Supplied material:
/---

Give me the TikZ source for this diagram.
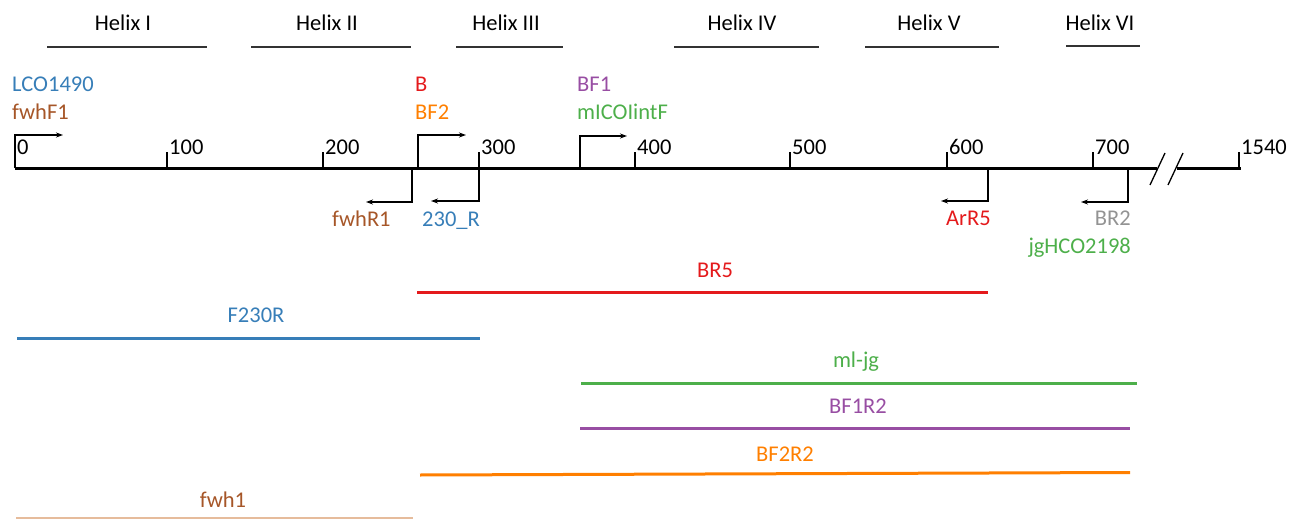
\documentclass[tikz,border=0pt]{standalone}
\usepackage{fontspec}
\setmainfont{Carlito}
\usetikzlibrary{arrows.meta}

% ColorBrewer Set1 palette
\definecolor{cred}{HTML}{E41A1C}
\definecolor{cblue}{HTML}{377EB8}
\definecolor{cgreen}{HTML}{4DAF4A}
\definecolor{cpurple}{HTML}{984EA3}
\definecolor{corange}{HTML}{FF7F00}
\definecolor{cbrown}{HTML}{A65628}
\definecolor{cgray}{HTML}{939393}
\definecolor{ctan}{HTML}{E6BC9C}
\definecolor{chelix}{HTML}{333333}

\begin{document}
\begin{tikzpicture}[x=1pt,y=-1pt,
  txt/.style={inner sep=0pt, font=\fontsize{22.5}{27}\selectfont},
  lbl/.style={txt, anchor=base west},
  lblc/.style={txt, anchor=base},
  axisline/.style={line width=3pt, black},
  tickmark/.style={line width=1.3pt, black},
  breakmark/.style={line width=1.3pt, black},
  primer/.style={line width=1.5pt, black, -{Stealth[length=7pt,width=5pt]}},
  helixbar/.style={line width=2pt, chelix},
  amplicon/.style={line width=3pt}]
\useasboundingbox (0,0) rectangle (1302,519);

% helix positions
\node[lblc] (h1) at (123,31) {Helix I};
\node[lblc] (h2) at (327,31) {Helix II};
\node[lblc] (h3) at (506,31) {Helix III};
\node[lblc] (h4) at (742,31) {Helix IV};
\node[lblc] (h5) at (929,31) {Helix V};
\node[lblc] (h6) at (1100,31) {Helix VI};
\draw[helixbar] (47,47) -- (207,47);
\draw[helixbar] (251,47) -- (411,47);
\draw[helixbar] (456,47) -- (563,47);
\draw[helixbar] (674,47) -- (819,47);
\draw[helixbar] (865,47) -- (999,47);
\draw[helixbar] (1066,46) -- (1140,46);

% sequence axis with break
\draw[axisline] (15,168) -- (1157,168);
\draw[axisline] (1177,168) -- (1241,168);
\draw[breakmark] (1150,185) -- (1165,153);
\draw[breakmark] (1168,185) -- (1183,153);

% ticks and scale labels
\foreach \x in {167,323,479,635,790,947,1093,1239}
  \draw[tickmark] (\x,168) -- (\x,152);
\node[lbl] (t0) at (17,154) {0};
\node[lbl] (t100) at (169,154) {100};
\node[lbl] (t200) at (325,154) {200};
\node[lbl] (t300) at (481,154) {300};
\node[lbl] (t400) at (637,154) {400};
\node[lbl] (t500) at (792,154) {500};
\node[lbl] (t600) at (949,154) {600};
\node[lbl] (t700) at (1095,154) {700};
\node[lbl] (t1540) at (1241,154) {1540};

% forward primers
\coordinate (f1) at (15,168);   \coordinate (f1e) at (63,135);
\coordinate (f2) at (418,168);  \coordinate (f2e) at (466,135);
\coordinate (f3) at (580,168);  \coordinate (f3e) at (627,136);
\draw[primer] (f1) |- (f1e);
\draw[primer] (f2) |- (f2e);
\draw[primer] (f3) |- (f3e);

\node[lbl, text=cblue] (lco) at (12,92) {LCO1490};
\node[lbl, text=cbrown] (fwhF1) at (12,120) {fwhF1};
\node[lbl, text=cred] (pB) at (415,92) {B};
\node[lbl, text=corange] (bf2) at (415,120) {BF2};
\node[lbl, text=cpurple] (bf1) at (577,92) {BF1};
\node[lbl, text=cgreen] (mico) at (577,120) {mICOIintF};

% reverse primers
\coordinate (r1) at (412,168);  \coordinate (r1e) at (366,202);
\coordinate (r2) at (479,168);  \coordinate (r2e) at (431,201);
\coordinate (r3) at (988,168);  \coordinate (r3e) at (941,201);
\coordinate (r4) at (1128,168); \coordinate (r4e) at (1081,202);
\draw[primer] (r1) |- (r1e);
\draw[primer] (r2) |- (r2e);
\draw[primer] (r3) |- (r3e);
\draw[primer] (r4) |- (r4e);

\node[lbl, text=cbrown] (fwhR1) at (332,226) {fwhR1};
\node[lbl, text=cblue] (r230) at (422,226) {230\_R};
\node[lbl, text=cred] (arr5) at (946,225) {ArR5};
\node[txt, anchor=base east, text=cgray] (br2) at (1131,225) {BR2};
\node[txt, anchor=base east, text=cgreen] (jg) at (1131,253) {jgHCO2198};

% amplicons
\node[lblc, text=cred] (ampBR5) at (715,277) {BR5};
\draw[amplicon, cred] (417,292) -- (988,292);
\node[lblc, text=cblue] (ampF230R) at (256,322) {F230R};
\draw[amplicon, cblue] (17,338) -- (480,338);
\node[lblc, text=cgreen] (ampMLJG) at (856,367) {ml-jg};
\draw[amplicon, cgreen] (581,383) -- (1137,383);
\node[lblc, text=cpurple] (ampBF1R2) at (858,413) {BF1R2};
\draw[amplicon, cpurple] (580,428) -- (1130,428);
\node[lblc, text=corange] (ampBF2R2) at (785,461) {BF2R2};
\draw[amplicon, corange] (420,475) -- (1130,472.5);
\node[lblc, text=cbrown] (ampFWH1) at (223,507) {fwh1};
\draw[line width=1.6pt, ctan] (16,518) -- (413,518);
\end{tikzpicture}
\end{document}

\---

Written problem: Write out the whole listing exactly, and drop the pictures.

Full output:
Give me the TikZ source for this diagram.
\documentclass[tikz,border=0pt]{standalone}
\usepackage{fontspec}
\setmainfont{Carlito}
\usetikzlibrary{arrows.meta}

% ColorBrewer Set1 palette
\definecolor{cred}{HTML}{E41A1C}
\definecolor{cblue}{HTML}{377EB8}
\definecolor{cgreen}{HTML}{4DAF4A}
\definecolor{cpurple}{HTML}{984EA3}
\definecolor{corange}{HTML}{FF7F00}
\definecolor{cbrown}{HTML}{A65628}
\definecolor{cgray}{HTML}{939393}
\definecolor{ctan}{HTML}{E6BC9C}
\definecolor{chelix}{HTML}{333333}

\begin{document}
\begin{tikzpicture}[x=1pt,y=-1pt,
  txt/.style={inner sep=0pt, font=\fontsize{22.5}{27}\selectfont},
  lbl/.style={txt, anchor=base west},
  lblc/.style={txt, anchor=base},
  axisline/.style={line width=3pt, black},
  tickmark/.style={line width=1.3pt, black},
  breakmark/.style={line width=1.3pt, black},
  primer/.style={line width=1.5pt, black, -{Stealth[length=7pt,width=5pt]}},
  helixbar/.style={line width=2pt, chelix},
  amplicon/.style={line width=3pt}]
\useasboundingbox (0,0) rectangle (1302,519);

% helix positions
\node[lblc] (h1) at (123,31) {Helix I};
\node[lblc] (h2) at (327,31) {Helix II};
\node[lblc] (h3) at (506,31) {Helix III};
\node[lblc] (h4) at (742,31) {Helix IV};
\node[lblc] (h5) at (929,31) {Helix V};
\node[lblc] (h6) at (1100,31) {Helix VI};
\draw[helixbar] (47,47) -- (207,47);
\draw[helixbar] (251,47) -- (411,47);
\draw[helixbar] (456,47) -- (563,47);
\draw[helixbar] (674,47) -- (819,47);
\draw[helixbar] (865,47) -- (999,47);
\draw[helixbar] (1066,46) -- (1140,46);

% sequence axis with break
\draw[axisline] (15,168) -- (1157,168);
\draw[axisline] (1177,168) -- (1241,168);
\draw[breakmark] (1150,185) -- (1165,153);
\draw[breakmark] (1168,185) -- (1183,153);

% ticks and scale labels
\foreach \x in {167,323,479,635,790,947,1093,1239}
  \draw[tickmark] (\x,168) -- (\x,152);
\node[lbl] (t0) at (17,154) {0};
\node[lbl] (t100) at (169,154) {100};
\node[lbl] (t200) at (325,154) {200};
\node[lbl] (t300) at (481,154) {300};
\node[lbl] (t400) at (637,154) {400};
\node[lbl] (t500) at (792,154) {500};
\node[lbl] (t600) at (949,154) {600};
\node[lbl] (t700) at (1095,154) {700};
\node[lbl] (t1540) at (1241,154) {1540};

% forward primers
\coordinate (f1) at (15,168);   \coordinate (f1e) at (63,135);
\coordinate (f2) at (418,168);  \coordinate (f2e) at (466,135);
\coordinate (f3) at (580,168);  \coordinate (f3e) at (627,136);
\draw[primer] (f1) |- (f1e);
\draw[primer] (f2) |- (f2e);
\draw[primer] (f3) |- (f3e);

\node[lbl, text=cblue] (lco) at (12,92) {LCO1490};
\node[lbl, text=cbrown] (fwhF1) at (12,120) {fwhF1};
\node[lbl, text=cred] (pB) at (415,92) {B};
\node[lbl, text=corange] (bf2) at (415,120) {BF2};
\node[lbl, text=cpurple] (bf1) at (577,92) {BF1};
\node[lbl, text=cgreen] (mico) at (577,120) {mICOIintF};

% reverse primers
\coordinate (r1) at (412,168);  \coordinate (r1e) at (366,202);
\coordinate (r2) at (479,168);  \coordinate (r2e) at (431,201);
\coordinate (r3) at (988,168);  \coordinate (r3e) at (941,201);
\coordinate (r4) at (1128,168); \coordinate (r4e) at (1081,202);
\draw[primer] (r1) |- (r1e);
\draw[primer] (r2) |- (r2e);
\draw[primer] (r3) |- (r3e);
\draw[primer] (r4) |- (r4e);

\node[lbl, text=cbrown] (fwhR1) at (332,226) {fwhR1};
\node[lbl, text=cblue] (r230) at (422,226) {230\_R};
\node[lbl, text=cred] (arr5) at (946,225) {ArR5};
\node[txt, anchor=base east, text=cgray] (br2) at (1131,225) {BR2};
\node[txt, anchor=base east, text=cgreen] (jg) at (1131,253) {jgHCO2198};

% amplicons
\node[lblc, text=cred] (ampBR5) at (715,277) {BR5};
\draw[amplicon, cred] (417,292) -- (988,292);
\node[lblc, text=cblue] (ampF230R) at (256,322) {F230R};
\draw[amplicon, cblue] (17,338) -- (480,338);
\node[lblc, text=cgreen] (ampMLJG) at (856,367) {ml-jg};
\draw[amplicon, cgreen] (581,383) -- (1137,383);
\node[lblc, text=cpurple] (ampBF1R2) at (858,413) {BF1R2};
\draw[amplicon, cpurple] (580,428) -- (1130,428);
\node[lblc, text=corange] (ampBF2R2) at (785,461) {BF2R2};
\draw[amplicon, corange] (420,475) -- (1130,472.5);
\node[lblc, text=cbrown] (ampFWH1) at (223,507) {fwh1};
\draw[line width=1.6pt, ctan] (16,518) -- (413,518);
\end{tikzpicture}
\end{document}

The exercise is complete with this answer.